I've been wondering about the same thing, since I read that the intake manifold is a straight bolt-on swap. The photo I saw made it look like a pretty clunky assembly, though. Would it even fit under the stock hood?


----------



## Xyclonik (Feb 9, 2009)

It isn't exactly a direct bolt-on swap, it does take some modifications, and no... the stock hood will not fit, it too will have to be modified.


----------



## AZ-ZBum (Nov 21, 2004)

It's not worth the work on an NA.


----------



## Xyclonik (Feb 9, 2009)

AZ-ZBum said:


> It's not worth the work on an NA.


I had something witty to reply to your post earlier, AZ-Zbum... but, I forgot most of what it was.

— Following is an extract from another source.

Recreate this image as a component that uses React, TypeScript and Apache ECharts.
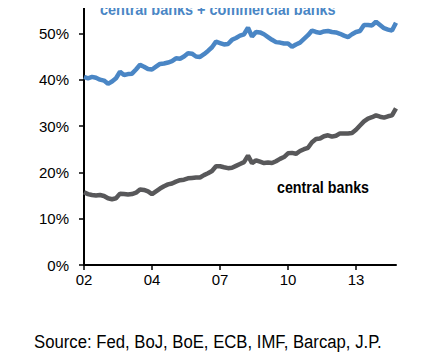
import React, { useEffect, useRef } from "react";
import * as echarts from "echarts";

// Bi-monthly observations, Jan 2002 .. Dec 2014 (79 points)
const startYear = 2002;
const stepMonths = 2;

const centralPlusCommercial = [
  40.6, 40.3, 40.6, 40.4, 40.0, 39.8, 39.1, 39.6, 40.3, 41.7,
  41.0, 41.2, 41.3, 42.2, 43.2, 42.8, 42.3, 42.2, 42.8, 43.4,
  43.5, 43.7, 44.0, 44.6, 44.5, 45.0, 45.7, 45.6, 45.0, 44.9,
  45.5, 46.2, 47.0, 48.2, 47.9, 47.6, 47.7, 48.6, 49.0, 49.5,
  49.8, 51.2, 49.3, 50.3, 50.2, 49.8, 49.2, 48.6, 48.1, 48.0,
  47.8, 47.8, 47.1, 47.6, 48.0, 48.8, 49.6, 50.6, 50.3, 50.1,
  50.4, 50.5, 50.3, 50.2, 49.9, 49.5, 49.2, 49.8, 50.3, 50.5,
  51.8, 51.8, 51.7, 52.5, 51.8, 51.1, 50.8, 50.6, 52.3,
];

const centralBanks = [
  15.7, 15.3, 15.1, 15.0, 15.1, 14.9, 14.4, 14.2, 14.4, 15.4,
  15.3, 15.2, 15.3, 15.6, 16.3, 16.2, 15.9, 15.3, 15.9, 16.5,
  17.0, 17.4, 17.6, 18.0, 18.3, 18.4, 18.7, 18.8, 18.9, 18.9,
  19.4, 19.8, 20.3, 21.3, 21.3, 21.1, 20.9, 21.0, 21.4, 21.8,
  22.2, 23.6, 22.0, 22.6, 22.3, 22.0, 22.1, 22.0, 22.4, 22.9,
  23.3, 24.1, 24.2, 24.0, 24.6, 25.0, 25.3, 26.5, 27.2, 27.3,
  27.8, 28.0, 27.7, 27.9, 28.4, 28.4, 28.4, 28.5, 29.2, 30.1,
  31.0, 31.6, 31.9, 32.3, 32.0, 31.8, 32.1, 32.3, 33.8,
];

const categories: string[] = centralBanks.map((_, i) => {
  const m = i * stepMonths;
  const y = startYear + Math.floor(m / 12);
  const mo = (m % 12) + 1;
  return `${y}-${String(mo).padStart(2, "0")}`;
});

const yTickLabels = ["0%", "10%", "20%", "30%", "40%", "50%", ""];
const seriesNames = ["central banks + commercial banks", "central banks"];
const sourceText = "Source: Fed, BoJ, BoE, ECB, IMF, Barcap, J.P.";

export default function App() {
  const ref = useRef<HTMLDivElement>(null);
  useEffect(() => {
    if (!ref.current) return;
    const chart = echarts.init(ref.current, undefined, { renderer: "svg" });
    const font = "'Liberation Sans', Arial, sans-serif";
    chart.setOption({
      animation: false,
      backgroundColor: "#ffffff",
      grid: {
        left: 84,
        right: 36,
        top: -13,
        bottom: 95,
        containLabel: false,
        outerBoundsMode: "none",
      },
      xAxis: {
        type: "category",
        data: categories,
        boundaryGap: false,
        axisLine: { lineStyle: { color: "#000", width: 2 } },
        axisTick: { show: true, interval: 16, length: 5, lineStyle: { color: "#000", width: 1.5 } },
        axisLabel: {
          interval: 16,
          margin: 7,
          color: "#000",
          fontSize: 15,
          fontFamily: font,
          formatter: (v: string) => v.slice(2, 4),
        },
        splitLine: { show: false },
      },
      yAxis: {
        type: "value",
        min: 0,
        max: 60,
        interval: 10,
        axisLine: { show: true, lineStyle: { color: "#000", width: 2 } },
        axisTick: { show: true, length: 5, lineStyle: { color: "#000", width: 1.5 } },
        axisLabel: {
          margin: 15,
          color: "#000",
          fontSize: 15,
          fontFamily: font,
          formatter: (v: number) => yTickLabels[Math.round(v / 10)] ?? "",
        },
        splitLine: { show: false },
      },
      series: [
        {
          name: seriesNames[0],
          type: "line",
          data: centralPlusCommercial,
          showSymbol: false,
          lineStyle: { color: "#4a86c5", width: 4.5 },
          itemStyle: { color: "#4a86c5" },
        },
        {
          name: seriesNames[1],
          type: "line",
          data: centralBanks,
          showSymbol: false,
          lineStyle: { color: "#58585a", width: 4.5 },
          itemStyle: { color: "#58585a" },
        },
      ],
      graphic: [
        {
          type: "text",
          x: 100,
          y: 1,
          scaleX: 0.85,
          style: {
            text: seriesNames[0],
            fill: "#4a86c5",
            font: `bold 17px ${font}`,
            verticalAlign: "top",
          },
        },
        {
          type: "text",
          x: 277,
          y: 179,
          scaleX: 0.84,
          style: {
            text: seriesNames[1],
            fill: "#000",
            font: `bold 17px ${font}`,
            verticalAlign: "top",
          },
        },
        {
          type: "text",
          x: 34,
          y: 332,
          scaleX: 0.88,
          style: {
            text: sourceText,
            fill: "#000",
            font: `19px ${font}`,
            verticalAlign: "top",
          },
        },
      ],
    });
    return () => chart.dispose();
  }, []);
  return <div ref={ref} style={{ width: 432, height: 360, margin: -8 }} />;
}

I respect your advice and opinion on most things, but your one-liner answer leaves me with no help at all. You just tell me it's not worth the work on an NA, though I've seen you post the same statement in other forum threads. I'm not expecting z31-T or near Turbo performance from the modification, if I could have afforded to spend the money for performance I would have bought a z31-T or an SS model. I just want a simple answer as to what kind of numbers I can expect in a Horsepower, Torque, and possible MPG gain from the car being able to breathe better. With that knowledge (I) will decide whether it is worth it or not...


Thank you.


----------



## AZ-ZBum (Nov 21, 2004)

peak horsepower gains: none
peak torque gains: none
mpg gains: minimal (maybe 1 to 2mpg)

What will it do for you? You will see better torque and HP numbers at a lower RPMs, but it won't be much. On an NA, probably less than 5%. Upper RPMs (above 4,000) will look pretty much the same. 

Disadvantages to installing the pathfinder plenum:
1. No more AC.
2. Hood won't close properly.
3. Sourcing all the parts (plenum, plug wires, distributor, etc)
4. Custom intake piping will be needed.

Short answer:
It's not worth the work on an NA.


----------



## Xyclonik (Feb 9, 2009)

Now that was the kind of answer I was hoping for, Thank you AZ-Zbum.

I wasn't aware that I'd be losing AC from doing the swap. What kind of increase will you get doing it on a Turbo model? I almost had a '84 z31-T with 90,000 miles on it from the original onwer for $500, but the guy that gave the onwer $100 for it like, 3 months ago still hasn't paid up the other $400 and the owner wants to wait and see if the other guy is going to come up with the money... >.< 

It just needs the fender and passenger side door replaced from where he hit a deer.


----------



## AZ-ZBum (Nov 21, 2004)

I personally wouldn't do the work on a turbo unless it was for a big turbo. And for the same reasons. Only difference is the lower RPMs will have much more torque, but your peak still won't be affected much. But it will come on a lot sooner.


----------